_What the exercise asks:_ For the listing that follows, give again exactly the lines from the one with "Emit a LaTeX" to the one with "color=transparent!0, outer color=transparent!100]", including both.

-- begin Raw records --

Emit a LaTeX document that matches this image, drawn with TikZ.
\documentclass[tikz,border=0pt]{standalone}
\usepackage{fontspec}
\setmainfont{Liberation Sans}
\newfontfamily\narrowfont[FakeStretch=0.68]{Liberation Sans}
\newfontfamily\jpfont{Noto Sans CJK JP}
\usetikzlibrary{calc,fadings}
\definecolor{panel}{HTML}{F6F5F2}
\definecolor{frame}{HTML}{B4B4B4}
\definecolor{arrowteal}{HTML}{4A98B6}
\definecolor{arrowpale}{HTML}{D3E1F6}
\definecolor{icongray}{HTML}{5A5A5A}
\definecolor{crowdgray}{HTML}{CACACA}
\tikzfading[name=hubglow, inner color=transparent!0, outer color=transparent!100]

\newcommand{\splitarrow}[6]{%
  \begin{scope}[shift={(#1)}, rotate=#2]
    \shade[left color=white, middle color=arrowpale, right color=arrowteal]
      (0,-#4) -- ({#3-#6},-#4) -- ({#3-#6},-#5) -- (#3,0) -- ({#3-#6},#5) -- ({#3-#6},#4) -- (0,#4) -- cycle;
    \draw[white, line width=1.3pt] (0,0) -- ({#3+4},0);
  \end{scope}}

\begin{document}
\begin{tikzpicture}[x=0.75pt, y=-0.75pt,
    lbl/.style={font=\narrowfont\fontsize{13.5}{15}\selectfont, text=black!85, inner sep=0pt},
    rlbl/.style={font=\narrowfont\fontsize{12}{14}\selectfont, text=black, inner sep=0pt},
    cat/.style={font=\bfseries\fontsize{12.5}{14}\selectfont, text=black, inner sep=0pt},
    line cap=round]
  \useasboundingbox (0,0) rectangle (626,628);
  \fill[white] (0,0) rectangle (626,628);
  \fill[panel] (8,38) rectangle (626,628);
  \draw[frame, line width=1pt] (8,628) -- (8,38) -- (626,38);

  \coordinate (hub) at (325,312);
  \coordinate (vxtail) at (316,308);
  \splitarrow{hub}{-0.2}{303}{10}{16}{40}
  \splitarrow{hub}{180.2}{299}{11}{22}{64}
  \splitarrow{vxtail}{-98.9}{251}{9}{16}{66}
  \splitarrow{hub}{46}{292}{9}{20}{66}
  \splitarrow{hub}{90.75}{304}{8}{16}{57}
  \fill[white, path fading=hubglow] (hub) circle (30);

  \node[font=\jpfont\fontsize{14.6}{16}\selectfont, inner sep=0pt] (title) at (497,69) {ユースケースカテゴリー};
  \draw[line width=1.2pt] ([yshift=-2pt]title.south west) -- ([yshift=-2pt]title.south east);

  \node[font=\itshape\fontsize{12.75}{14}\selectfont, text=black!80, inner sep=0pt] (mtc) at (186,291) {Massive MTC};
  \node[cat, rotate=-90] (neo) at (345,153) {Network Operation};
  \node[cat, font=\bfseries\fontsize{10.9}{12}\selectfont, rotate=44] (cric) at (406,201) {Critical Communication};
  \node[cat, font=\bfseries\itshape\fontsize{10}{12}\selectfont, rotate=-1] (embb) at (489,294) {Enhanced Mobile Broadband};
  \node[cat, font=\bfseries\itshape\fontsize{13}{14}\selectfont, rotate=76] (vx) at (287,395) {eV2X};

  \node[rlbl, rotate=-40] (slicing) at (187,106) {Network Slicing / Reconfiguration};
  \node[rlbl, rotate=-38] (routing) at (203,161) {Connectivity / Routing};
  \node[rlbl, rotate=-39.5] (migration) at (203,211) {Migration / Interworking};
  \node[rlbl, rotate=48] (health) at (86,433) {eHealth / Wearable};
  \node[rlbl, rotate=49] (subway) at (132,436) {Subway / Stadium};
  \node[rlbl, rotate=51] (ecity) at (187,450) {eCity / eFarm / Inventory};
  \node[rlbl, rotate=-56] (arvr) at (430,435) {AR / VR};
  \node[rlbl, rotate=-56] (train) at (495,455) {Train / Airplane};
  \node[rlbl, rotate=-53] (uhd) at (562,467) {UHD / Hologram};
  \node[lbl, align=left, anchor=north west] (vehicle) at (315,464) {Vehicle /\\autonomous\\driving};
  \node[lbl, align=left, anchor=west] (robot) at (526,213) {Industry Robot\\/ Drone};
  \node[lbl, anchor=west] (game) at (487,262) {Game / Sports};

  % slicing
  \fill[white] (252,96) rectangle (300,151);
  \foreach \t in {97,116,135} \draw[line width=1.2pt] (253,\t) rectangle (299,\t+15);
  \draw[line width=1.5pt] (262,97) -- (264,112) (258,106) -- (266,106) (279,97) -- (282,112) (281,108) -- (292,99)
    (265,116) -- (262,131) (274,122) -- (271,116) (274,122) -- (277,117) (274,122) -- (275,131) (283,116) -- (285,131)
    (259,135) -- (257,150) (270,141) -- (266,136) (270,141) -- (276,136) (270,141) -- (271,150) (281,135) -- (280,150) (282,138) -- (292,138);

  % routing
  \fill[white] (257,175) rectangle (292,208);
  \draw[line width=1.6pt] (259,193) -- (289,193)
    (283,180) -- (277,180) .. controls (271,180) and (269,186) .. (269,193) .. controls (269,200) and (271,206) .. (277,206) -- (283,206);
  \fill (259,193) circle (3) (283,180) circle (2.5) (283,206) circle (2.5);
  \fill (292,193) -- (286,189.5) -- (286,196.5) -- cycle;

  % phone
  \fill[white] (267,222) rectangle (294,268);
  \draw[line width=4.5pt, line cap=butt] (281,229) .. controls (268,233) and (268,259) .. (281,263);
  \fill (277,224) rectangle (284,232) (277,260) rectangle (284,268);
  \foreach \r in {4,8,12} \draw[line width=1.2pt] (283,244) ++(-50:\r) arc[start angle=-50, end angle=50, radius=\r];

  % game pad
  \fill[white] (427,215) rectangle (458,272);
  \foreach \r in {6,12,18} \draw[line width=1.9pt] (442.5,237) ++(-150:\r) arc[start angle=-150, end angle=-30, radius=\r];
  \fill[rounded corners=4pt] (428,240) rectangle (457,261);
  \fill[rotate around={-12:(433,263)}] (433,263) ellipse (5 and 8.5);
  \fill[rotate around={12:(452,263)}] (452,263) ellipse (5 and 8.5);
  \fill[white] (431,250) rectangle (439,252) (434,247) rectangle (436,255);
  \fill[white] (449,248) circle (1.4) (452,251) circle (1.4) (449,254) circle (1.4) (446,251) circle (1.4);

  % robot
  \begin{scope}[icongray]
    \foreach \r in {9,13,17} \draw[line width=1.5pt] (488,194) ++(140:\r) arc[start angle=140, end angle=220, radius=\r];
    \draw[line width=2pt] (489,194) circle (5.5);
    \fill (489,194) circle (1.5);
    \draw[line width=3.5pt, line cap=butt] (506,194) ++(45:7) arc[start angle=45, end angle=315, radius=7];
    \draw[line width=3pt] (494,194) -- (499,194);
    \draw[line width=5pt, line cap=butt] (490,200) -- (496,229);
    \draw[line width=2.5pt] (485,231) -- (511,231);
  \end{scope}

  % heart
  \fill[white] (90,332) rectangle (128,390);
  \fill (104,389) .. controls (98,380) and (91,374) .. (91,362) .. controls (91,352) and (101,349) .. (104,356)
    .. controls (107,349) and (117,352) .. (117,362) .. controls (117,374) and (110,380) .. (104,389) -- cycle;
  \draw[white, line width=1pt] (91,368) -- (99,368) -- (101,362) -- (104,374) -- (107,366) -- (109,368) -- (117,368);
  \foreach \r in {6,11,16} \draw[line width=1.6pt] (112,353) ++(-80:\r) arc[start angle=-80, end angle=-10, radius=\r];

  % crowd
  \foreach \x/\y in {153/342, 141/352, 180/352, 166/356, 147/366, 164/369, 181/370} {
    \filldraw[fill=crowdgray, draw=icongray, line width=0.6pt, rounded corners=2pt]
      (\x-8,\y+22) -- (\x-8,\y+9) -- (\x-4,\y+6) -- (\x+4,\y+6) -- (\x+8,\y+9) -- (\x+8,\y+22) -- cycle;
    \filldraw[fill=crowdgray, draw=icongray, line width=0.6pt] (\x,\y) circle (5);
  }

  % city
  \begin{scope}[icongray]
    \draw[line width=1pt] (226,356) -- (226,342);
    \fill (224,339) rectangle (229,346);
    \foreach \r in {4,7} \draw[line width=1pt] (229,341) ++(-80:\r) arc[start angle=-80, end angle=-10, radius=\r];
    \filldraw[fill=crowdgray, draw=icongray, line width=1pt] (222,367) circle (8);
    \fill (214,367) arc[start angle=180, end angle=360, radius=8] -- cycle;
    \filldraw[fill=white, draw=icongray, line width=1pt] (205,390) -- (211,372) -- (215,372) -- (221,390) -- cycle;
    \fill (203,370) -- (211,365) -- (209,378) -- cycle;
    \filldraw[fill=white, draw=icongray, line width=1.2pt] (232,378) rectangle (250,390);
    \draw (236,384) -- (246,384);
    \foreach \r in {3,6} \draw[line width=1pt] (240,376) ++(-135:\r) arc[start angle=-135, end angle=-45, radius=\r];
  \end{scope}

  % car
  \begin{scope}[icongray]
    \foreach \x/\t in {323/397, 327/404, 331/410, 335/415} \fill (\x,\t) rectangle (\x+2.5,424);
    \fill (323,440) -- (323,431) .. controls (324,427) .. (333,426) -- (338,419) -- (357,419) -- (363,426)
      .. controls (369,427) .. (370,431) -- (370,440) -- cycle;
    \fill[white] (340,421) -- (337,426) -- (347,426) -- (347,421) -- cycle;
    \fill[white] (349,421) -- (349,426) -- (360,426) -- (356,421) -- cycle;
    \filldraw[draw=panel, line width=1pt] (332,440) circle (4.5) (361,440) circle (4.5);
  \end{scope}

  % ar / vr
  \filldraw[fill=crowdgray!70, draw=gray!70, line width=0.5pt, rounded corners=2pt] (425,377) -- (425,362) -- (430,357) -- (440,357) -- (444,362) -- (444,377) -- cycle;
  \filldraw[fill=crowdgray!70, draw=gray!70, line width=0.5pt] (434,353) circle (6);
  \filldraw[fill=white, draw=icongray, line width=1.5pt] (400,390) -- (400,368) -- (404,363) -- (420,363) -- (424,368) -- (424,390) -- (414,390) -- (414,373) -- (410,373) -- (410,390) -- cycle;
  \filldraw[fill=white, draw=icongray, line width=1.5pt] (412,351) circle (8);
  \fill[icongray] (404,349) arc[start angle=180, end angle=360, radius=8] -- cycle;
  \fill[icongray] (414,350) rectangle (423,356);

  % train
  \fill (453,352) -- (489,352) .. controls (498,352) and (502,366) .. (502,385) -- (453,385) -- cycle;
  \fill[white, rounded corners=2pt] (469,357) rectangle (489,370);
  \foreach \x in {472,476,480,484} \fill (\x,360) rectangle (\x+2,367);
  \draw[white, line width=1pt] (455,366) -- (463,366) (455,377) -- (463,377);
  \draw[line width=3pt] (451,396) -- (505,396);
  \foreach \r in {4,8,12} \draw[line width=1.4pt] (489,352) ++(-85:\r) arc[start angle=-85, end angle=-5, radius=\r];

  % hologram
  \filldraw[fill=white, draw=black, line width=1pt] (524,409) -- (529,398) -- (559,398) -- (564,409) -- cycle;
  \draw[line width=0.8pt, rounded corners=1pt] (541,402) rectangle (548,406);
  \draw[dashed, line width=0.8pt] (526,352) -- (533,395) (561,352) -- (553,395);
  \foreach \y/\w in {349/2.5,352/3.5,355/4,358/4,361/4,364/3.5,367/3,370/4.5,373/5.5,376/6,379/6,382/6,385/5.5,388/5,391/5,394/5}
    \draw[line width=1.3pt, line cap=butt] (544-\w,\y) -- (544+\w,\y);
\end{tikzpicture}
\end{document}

-- end Raw records --
-- begin Raw records --

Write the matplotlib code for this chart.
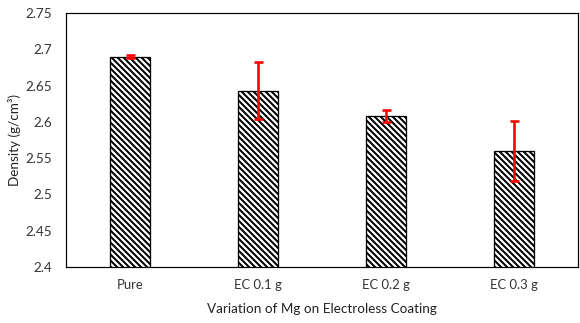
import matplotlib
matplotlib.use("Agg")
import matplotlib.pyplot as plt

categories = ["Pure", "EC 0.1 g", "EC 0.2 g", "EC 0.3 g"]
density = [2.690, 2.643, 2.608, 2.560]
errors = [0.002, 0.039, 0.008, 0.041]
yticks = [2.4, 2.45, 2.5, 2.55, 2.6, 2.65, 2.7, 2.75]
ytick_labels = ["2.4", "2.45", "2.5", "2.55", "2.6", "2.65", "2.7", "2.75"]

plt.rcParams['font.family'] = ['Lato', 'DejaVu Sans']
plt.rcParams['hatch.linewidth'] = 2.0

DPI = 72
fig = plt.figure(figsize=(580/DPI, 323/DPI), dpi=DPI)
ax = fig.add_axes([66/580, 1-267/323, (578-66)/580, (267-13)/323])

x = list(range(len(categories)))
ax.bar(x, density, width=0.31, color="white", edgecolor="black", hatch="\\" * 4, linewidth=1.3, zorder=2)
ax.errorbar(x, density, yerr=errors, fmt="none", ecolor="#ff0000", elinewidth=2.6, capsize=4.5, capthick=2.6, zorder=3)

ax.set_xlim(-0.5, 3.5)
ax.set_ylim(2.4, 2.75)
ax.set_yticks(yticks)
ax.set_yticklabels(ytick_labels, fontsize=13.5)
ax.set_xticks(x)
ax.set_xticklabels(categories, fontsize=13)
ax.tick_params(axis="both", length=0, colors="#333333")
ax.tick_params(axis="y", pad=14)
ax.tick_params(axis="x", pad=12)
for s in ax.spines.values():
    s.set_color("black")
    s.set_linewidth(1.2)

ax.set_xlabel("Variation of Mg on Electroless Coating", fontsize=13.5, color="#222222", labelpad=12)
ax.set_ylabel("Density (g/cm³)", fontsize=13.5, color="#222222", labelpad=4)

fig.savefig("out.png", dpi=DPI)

-- end Raw records --

_Result of this task:_
Emit a LaTeX document that matches this image, drawn with TikZ.
\documentclass[tikz,border=0pt]{standalone}
\usepackage{fontspec}
\setmainfont{Liberation Sans}
\newfontfamily\narrowfont[FakeStretch=0.68]{Liberation Sans}
\newfontfamily\jpfont{Noto Sans CJK JP}
\usetikzlibrary{calc,fadings}
\definecolor{panel}{HTML}{F6F5F2}
\definecolor{frame}{HTML}{B4B4B4}
\definecolor{arrowteal}{HTML}{4A98B6}
\definecolor{arrowpale}{HTML}{D3E1F6}
\definecolor{icongray}{HTML}{5A5A5A}
\definecolor{crowdgray}{HTML}{CACACA}
\tikzfading[name=hubglow, inner color=transparent!0, outer color=transparent!100]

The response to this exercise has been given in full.